The Corner

Politics & Policy

Let Americans Means-Test Themselves

When addressing the costs imposed by the coronavirus pandemic and the sudden shutdown of normal economic life, should Congress send aid directly to all Americans, or should it do something more narrowly targeted? Nancy Pelosi is infuriating progressives because her office is insisting that aid must be more narrowly targeted. Huffington Post reporter Zach Carter has marveled that Nancy Pelosi has positioned herself to the right of Tom Cotton. Pelosi’s not alone. Some conservatives want to make sure that no federal dollars go to people who don’t need them at this time.

I don’t think Right or Left matter much in emergency measures. But trying to finely calibrate financial assistance to Americans at this unprecedented moment is guaranteed to make these measures fail. Time is of the essence. Layoffs are happening at an incredible pace across the service economy. Small-business failures will come just behind them, followed by mortgages going into arrears, evictions, and eventually the failure of financial instruments and institutions next. Congress doesn’t know how to estimate the number of Americans who are going to need assistance shortly.

America’s political institutions have asked for an incredible amount of trust in this temporary shutdown to slow the spread of a pandemic. Americans are, with some exceptions, complying well even as they are plunged into incredible uncertainty about the stability of their own jobs. And so Congress is going to have to trust, in turn, that Americans will means-test themselves.
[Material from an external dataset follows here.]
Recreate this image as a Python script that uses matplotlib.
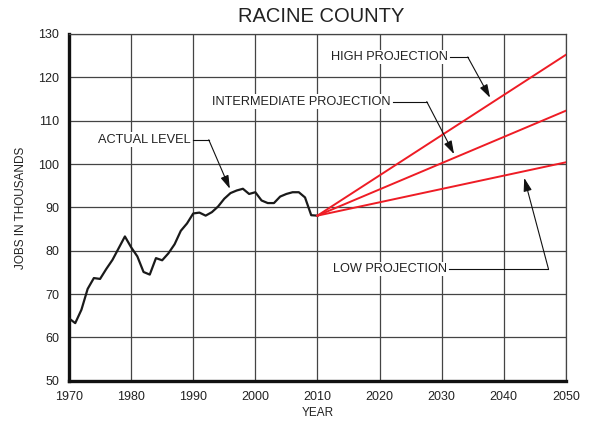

Yes, some millionaires and even a few billionaires may get these little assistance checks if the government rushes them out. If Congress is really sore about 1 percenters, it can find a way to add a surcharge to income taxes in the future, clawing the money back as revenue.

But as it becomes clear in the weeks ahead how painful these shutdowns will be, I expect that Americans who are retaining their salaries will intelligently donate and redirect universal aid to the needy people and charities that Congress could never design a program of aid to help.

Making the aid universal makes it faster and more effective. Allowing citizens to make millions of separate and decentralized judgments about the needs in their communities will also make the aid more effective overall. This isn’t a normal recession in which firms, entrepreneurs, and workers are alerted to “malinvestment” in the economy and asked to readjust. The service sector doesn’t deserve in any way the pain being inflicted on it. So let’s not try to set rules as if we’re teaching citizens a lesson.